Is function invertible? Reflection on the unit circle:
Let $E=\mathbb R ^{2} - \left\{0,0\right\} $ be perforated plane and $f: E \mapsto E$ defined by $f\left(x,y\right)=\left(\frac{x}{x^{2}+y^{2}  }  , \frac{y}{x^{2}+y^{2}  }   \right) 
$
Show with Jacobian matrix that $f$ is in all points local invertible. Show that $f$ is also global invertible. Find $f^{-1}$ and explain mapping geometrically.
What I did:
I started with determinante of Jacobian matrix to show that function is local invertible, but I got the following result. 
Is that enough for showing that function is local invertible? How do I do rest?
$Df=\frac{-x^{4}-y^{4}-2x^{2}y^{2}    }{\left(x^{2}+y^{2}  \right) ^{2} } $
 A: See the comment on the question for local invertibility. 
Now, we prove that $f$ is invertible by showing that $f$ is one-one and onto. Given $(x_1, y_1), (x_2,y_2) \in \Bbb R^2 - \{(0,0)\}$, we have:
$$f(x_1,y_1) = f(x_2, y_2) \implies \begin{cases} \frac{x_1}{x_1 ^2 + y_1^2} = \frac{x_2}{x_2 ^2 + y_2^2} \\ \frac{y_1}{x_1 ^2 + y_1^2} = \frac{y_2}{x_2 ^2 + y_2^2}\end{cases}$$
Squaring the equations and adding them to each other, we get $x_1^2 + y_1^2 = x_2^2 + y_2^2$, which then given $x_1 = x_2$ and $y_1 = y_2$.
Next, given $(X,Y) \in \Bbb R^2 - \{(0,0)\}$, we want to find $(x,y)$ such that $f(x,y) = (X,Y)$, so we are solving for $x$ and $y$:
$$\begin{cases} X = \frac{x}{x^2 + y^2} \\ Y = \frac{y}{x^2 + y^2} \end{cases}$$
Notice then that $X^2 + Y^2 = \frac1{x^2 + y^2}$
Edit
Now, on one hand, $X = \frac{x}{x^2 + y^2}$ gives (after cross multiplying) $x = X(x^2 + y^2)$, but $x^2 + y^2 = \frac1{X^2 + Y^2}$ (by taking reciprocals in the equation right above "Edit"), therefore:
$$x = X \times \frac{1}{X^2 + Y^2} = \frac{X}{X^2 + Y^2}$$
Similarly, we get:
$$y = \frac{Y}{X^2 + Y^2}$$
A: You can see $f$ as a map $\mathbb{C}\setminus\{0\}\to\mathbb{C}\setminus\{0\}$, with
$$
f(z)=\frac{z}{|z|^2}=\frac{1}{\bar{z}}
$$
by considering $z=x+iy$ and so
$$
f(f(z))=f(\bar{z}^{-1})=z
$$
Therefore $f$ is the inverse of itself.
The map is the circular inversion: the points $O(0,0)$, $P$ and $P'=f(P)$ are aligned and $OP\cdot OP'=1$.

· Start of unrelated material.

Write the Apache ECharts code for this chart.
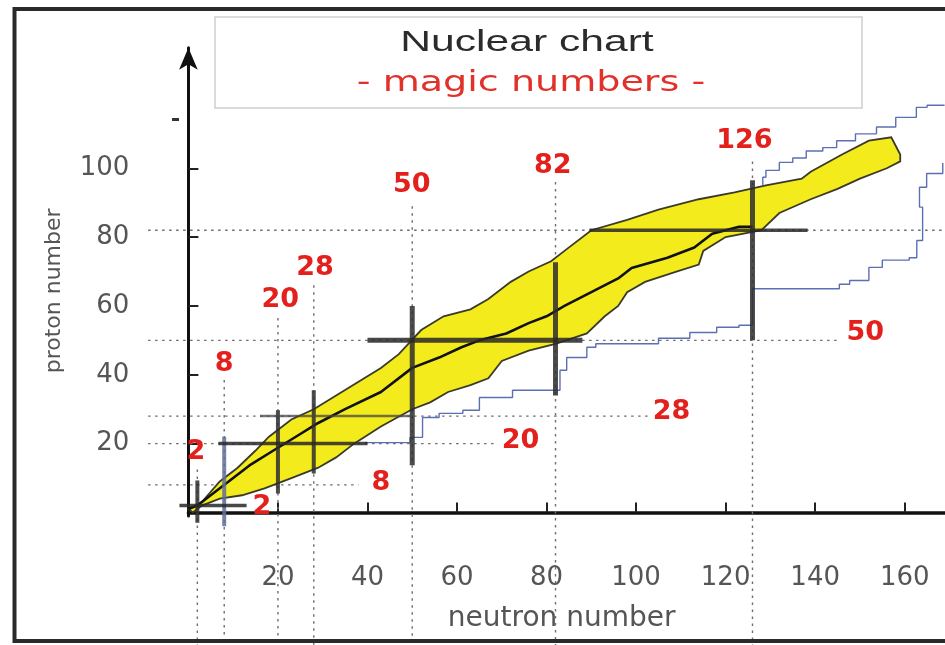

The computation of the Jacobian is easy. Let $f_1(x,y)=\frac{x}{x^2+y^2}$ and $f_2(x,y)=\frac{y}{x^2+y^2}$; then
$$
\frac{\partial f_1}{\partial x}=\frac{y^2-x^2}{(x^2+y^2)^2}
\qquad
\frac{\partial f_1}{\partial y}=-\frac{2y}{(x^2+y^2)^2}
\\
\frac{\partial f_2}{\partial x}=-\frac{2x}{(x^2+y^2)^2}
\qquad
\frac{\partial f_2}{\partial y}=
\frac{x^2-y^2}{(x^2+y^2)^2}
$$
so the Jacobian is
$$
-\frac{1}{(x^2+y^2)^4}(x^4+2x^2y^2+y^4)=-\frac{1}{(x^2+y^2)^2}
$$
A: The mapping $f$ is indeed reflection in the unit circle. In polar coordinates, the point $(x,y)=(r\cos\theta, r\sin\theta)$ is mapped by $f$ to the new point 
$$
\left(\frac{r\cos\theta}{r^2},\frac{r\sin\theta}{r^2}\right)=\left(\frac1r\cos\theta,\frac1r\sin\theta\right).$$
Geometrically, $f$ sends $(x,y)$ to a new point with the same argument (angle), but distance $\frac1r$ from the origin instead of $r$. Geometrically it is clear that this map is invertible, because you can recover the original point by applying $f$ once more. So $f^{-1}=f$.